VMware NSX-T Data Center
VMware NSX 4.0.0.1

Cause

In a multi-TEP configuration, the Edge maps traffic for overlay segment to indivdual TEPs.
A TEP will be considered to have failed when there is a link down event on the network interface it is mapped to.
Tunnel/BFD state change to down does not trigger a TEP failover.

Consider a 2 TEP configuration
TEP1: IP1 and MAC1
TEP2: IP2 and MAC2
If TEP2 is considered failed due to a link down event, TEP2 will move to the same interface as TEP1 to continue processing traffic.
TEP2 will now send and receive traffic using IP2/MAC2 from the same interface as TEP1.


Bare Metal Edge
Taking a physical NIC down on a Bare Metal Edge is a supported failover action.
This link down event will trigger a TEP failover.
Traffic works as expected.


Edge VM
Taking a physical NIC down on the ESXi host where the Edge VM runs is a supported failover action.
This triggers a link down and the Edge vNIC will be mapped to the available NICs that are still up on the ESXi host.
In this scenario there is no TEP failover, failover is handled by the ESXi server.
It is not supported to test a failover of an Edge VM by disconnecting the virtual NIC interface.
As well as not being a valid real world failure scenario, it will not work.
Default security settings on an ESXi portgroup or NSX segment would prevent TEP1's interface transmitting with a forged MAC, MAC2, which doesn't belong to that interface.
For this to work, security settings would need to be tuned e.g. promiscuous mode if on portgroup, mac learning if on a segment etc.
Hence, VMware advises not to consider vNIC failures when testing Edge VM failure scenarios.

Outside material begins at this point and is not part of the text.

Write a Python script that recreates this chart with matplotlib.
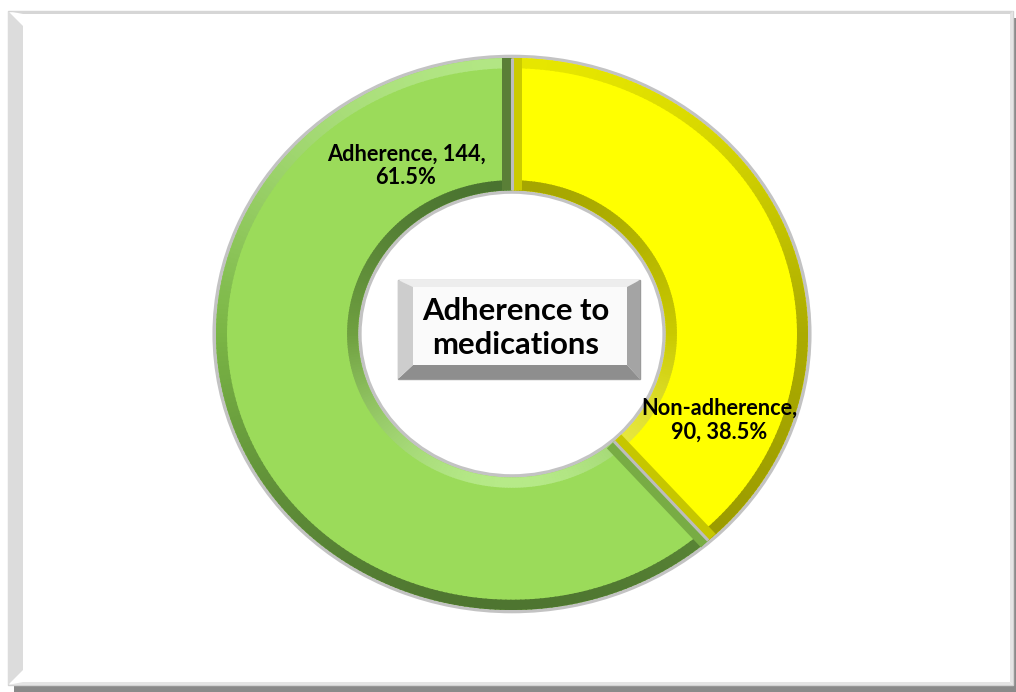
import matplotlib.pyplot as plt
import matplotlib.colors as mcolors
import numpy as np
from matplotlib.patches import Polygon, Rectangle, Wedge

# adherence counts
categories = ["Non-adherence", "Adherence"]
counts = [90, 144]
title_text = "Adherence to\nmedications"

# slice colours: main face, then outer/inner bevel ramps (dark, mid, light)
face_colors = ["#FFFF00", "#9BDB5A"]
outer_ramps = [("#969600", "#ABAB00", "#E6E600"), ("#4E7530", "#7AB545", "#B2E684")]
inner_ramps = [("#A6A600", "#CACA00", "#F2F25A"), ("#4A7330", "#6FA040", "#B6EA88")]
side_colors = ["#C6C600", ("#5A7F37", "#78AC44")]

W, H = 1016, 692
FONT = ["Lato", "DejaVu Sans"]

fig = plt.figure(figsize=(W / 100, H / 100), dpi=100)


def pixel_axes():
    a = fig.add_axes([0, 0, 1, 1])
    a.set_xlim(0, W)
    a.set_ylim(H, 0)
    a.axis("off")
    a.patch.set_alpha(0)
    return a


bg = pixel_axes()

# chart area frame with drop shadow and a light bevel
bg.add_patch(Rectangle((14, 18), W - 14, H - 18, fc="#8A8A8A", ec="none", zorder=0))
bg.add_patch(Rectangle((8, 11), 1005, 674, fc="white", ec="#D2D2D2", lw=1, zorder=1))
bg.add_patch(Polygon([(8, 11), (23, 26), (23, 670), (8, 685)], fc="#DCDCDC", ec="none", zorder=1))
bg.add_patch(Polygon([(8, 11), (1013, 11), (1011, 14), (23, 14)], fc="#D6D6D6", ec="none", zorder=1))
bg.add_patch(Polygon([(1013, 11), (1013, 685), (1010, 682), (1010, 14)], fc="#E4E4E4", ec="none", zorder=1))
bg.add_patch(Polygon([(8, 685), (1013, 685), (1010, 682), (23, 682)], fc="#E4E4E4", ec="none", zorder=1))

# donut, drawn in its own axes so the ring can be an ellipse
cx, cy, rx, ry = 512, 334, 296, 276
pad = 1.1
ax = fig.add_axes([(cx - pad * rx) / W, (H - cy - pad * ry) / H,
                   2 * pad * rx / W, 2 * pad * ry / H])
ring_width = 0.48
r_in = 1 - ring_width

wedges, _ = ax.pie(counts, colors=face_colors, startangle=90, counterclock=False,
                   radius=1, wedgeprops=dict(width=ring_width, linewidth=0))
for w in wedges:
    w.set_zorder(2)
ax.set_aspect("auto")
ax.set_xlim(-pad, pad)
ax.set_ylim(-pad, pad)
ax.axis("off")

# soft grey halo around both ring edges
ax.add_patch(Wedge((0, 0), 1.012, 0, 360, width=1.012 - (r_in - 0.012),
                   fc="#B4B4B4", ec="none", alpha=0.8, zorder=1))


def ramp(colors, t):
    dark, mid, light = (np.array(mcolors.to_rgb(c)) for c in colors)
    if t < 0:
        return mid + (dark - mid) * (-t)
    return mid + (light - mid) * t


band = 11 / rx
for w, out_c, in_c in zip(wedges, outer_ramps, inner_ramps):
    t1, t2 = w.theta1, w.theta2
    edges = np.linspace(t1, t2, int(abs(t2 - t1)) + 2)
    for a, b in zip(edges[:-1], edges[1:]):
        mid = np.deg2rad((a + b) / 2)
        # light comes from above
        ax.add_patch(Wedge((0, 0), 1.0, a, b + 0.3, width=band,
                           fc=ramp(out_c, np.sin(mid)), ec="none", zorder=3))
        ax.add_patch(Wedge((0, 0), r_in + band, a, b + 0.3, width=band,
                           fc=ramp(in_c, -np.sin(mid)), ec="none", zorder=3))


def side_face(theta, width_px, color):
    th = np.deg2rad(theta)
    d = np.array([rx * np.cos(th), ry * np.sin(th)])
    n = np.array([-d[1], d[0]]) / np.hypot(*d)
    off = np.array([n[0] * width_px / rx, n[1] * width_px / ry])
    p_in = np.array([r_in * np.cos(th), r_in * np.sin(th)])
    p_out = np.array([np.cos(th), np.sin(th)])
    ax.add_patch(Polygon([p_in, p_out, p_out + off, p_in + off],
                         fc=color, ec="none", zorder=4))


# side faces where the slices meet, plus the thin gap between them
yellow, green = wedges
side_face(yellow.theta2, -10, "#CBCB00")
side_face(yellow.theta1, 10, side_colors[0])
side_face(green.theta2, -10, side_colors[1][1])
side_face(green.theta1 + 360, 10, side_colors[1][0])
for th in (yellow.theta1, yellow.theta2):
    r = np.deg2rad(th)
    ax.plot([r_in * np.cos(r), np.cos(r)], [r_in * np.sin(r), np.sin(r)],
            color="#BDBDBD", lw=2.2, zorder=5, solid_capstyle="butt")

# overlay for labels and the title box
top = pixel_axes()

total = sum(counts)
label_text = [
    f"{categories[0]},\n{counts[0]}, {counts[0] / total:.1%}",
    f"{categories[1]}, {counts[1]},\n{counts[1] / total:.1%}",
]
label_pos = [(719, 420), (406, 166)]
for text, (x, y) in zip(label_text, label_pos):
    top.text(x, y, text, ha="center", va="center", fontsize=15.7, fontweight="bold",
             family=FONT, linespacing=1.15, zorder=10)

# bevelled title box in the hole
x0, x1, y0, y1 = 398, 640, 280, 379
bl, br, bt, bb = 15, 13, 7, 14
O = [(x0, y0), (x1, y0), (x1, y1), (x0, y1)]
I = [(x0 + bl, y0 + bt), (x1 - br, y0 + bt), (x1 - br, y1 - bb), (x0 + bl, y1 - bb)]
top.add_patch(Polygon(O, fc="#FAFAFA", ec="#9A9A9A", lw=1, zorder=6))
for (i, j), c in zip([(0, 1), (1, 2), (2, 3), (3, 0)],
                     ["#EDEDED", "#A4A4A4", "#8E8E8E", "#CDCDCD"]):
    top.add_patch(Polygon([O[i], O[j], I[j], I[i]], fc=c, ec="none", zorder=7))
top.text(516, 328, title_text, ha="center", va="center", fontsize=22.3,
         fontweight="bold", family=FONT, linespacing=1.25, zorder=8)

fig.savefig("out.png", dpi=100)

Bare Metal Edge and Edge VM
Note for both Bare Metal Edge and Edge VM there can be a corner case scenario where a TEP is considered Up because its associated uplink is up but the TEP's tunnels are down.
This condition can result in the blackholing of traffic for any segments mapped to that TEP.

Resolution

This is known behaviour of NSX-T Data Center and is currently working as designed.

Workaround:
NSX has alarms that notify for tunnel/BFD down events, these should always be investigated and resolved to ensure a fully functional environment.